My favorite bit of the entire article:
Meanwhile,
the Air Force, which has a $156 billion annual budget, still doesn’t
always use serial numbers. It has no idea how much of almost anything it
has at any given time. Nuclear weapons are the exception, and it
started electronically tagging those only after two extraordinary
mistakes, in 2006 and 2007. In the first, the Air Force accidentally
loaded six nuclear weapons in a B-52 and flew them across the country,
unbeknownst to the crew. In the other, the services sent nuclear nose
cones by mistake to Taiwan, which had asked for helicopter batteries.
When
I read that, the first thing that popped into my head was an episode of
M*A*S*H with some high-ranking dude explaining that, no the unit could
not have some badly needed piece of medical equipment, but they could
have a popcorn machine. Just use form blah-blah-blah-stroke-J, cross out
"Machine Gun" and write in "Popcorn Machine". I guess whoever wrote
that bit was closer to the mark than they knew, only it was form
blah-blah-blah-stoke-H, and you cross out "Helicopter Batteries" and write in "Nuclear Missile". And we trust these people with essentially unlimited firepower. And a trillion dollars a year.

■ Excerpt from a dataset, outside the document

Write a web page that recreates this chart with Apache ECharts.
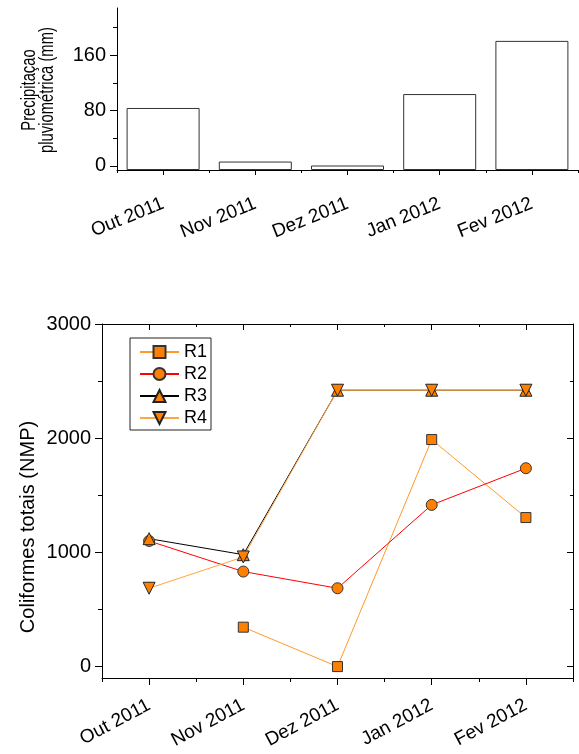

Speaking
of a trillion dollars, some people are trying to say Sanders is full of
it when he talks about the big banks getting a trillion dollars in
bail-outs after nearly wreaking the entire world economy. And it's true
that the number is probably no where near a trillion dollars. Taibbi
shows that more likely, it's somewhere between $7.7 trillion and $29 trillion.
As he points out in the article, the bail-out went far beyond just
TARP. There was TAF, TALF, TSLF, TOP, PDCF, Maiden Lanes, interest on
Fed Reserve balances, and much more. Meanwhile, we got the shaft. And the bill. I
think that I posted this before, but I figure that if you made it this
far, you could use some suicide prevention. I thought of this video
because Debbie is training for her new job, which comes with the
possibility of getting a phone call from someone famous. The trainer was
talking about treating them like anyone else and not squee-ing in their
ear. Sort of the opposite of this: I
think what makes me laugh about that clip more than anything is that in
a poll of the 7.7 billion people on planet earth, more would likely
recognize Mayim Bialik than Mark Hamill. And I will close with Dr. Jerry Pournelle's admonition: Remember that despair is a sin.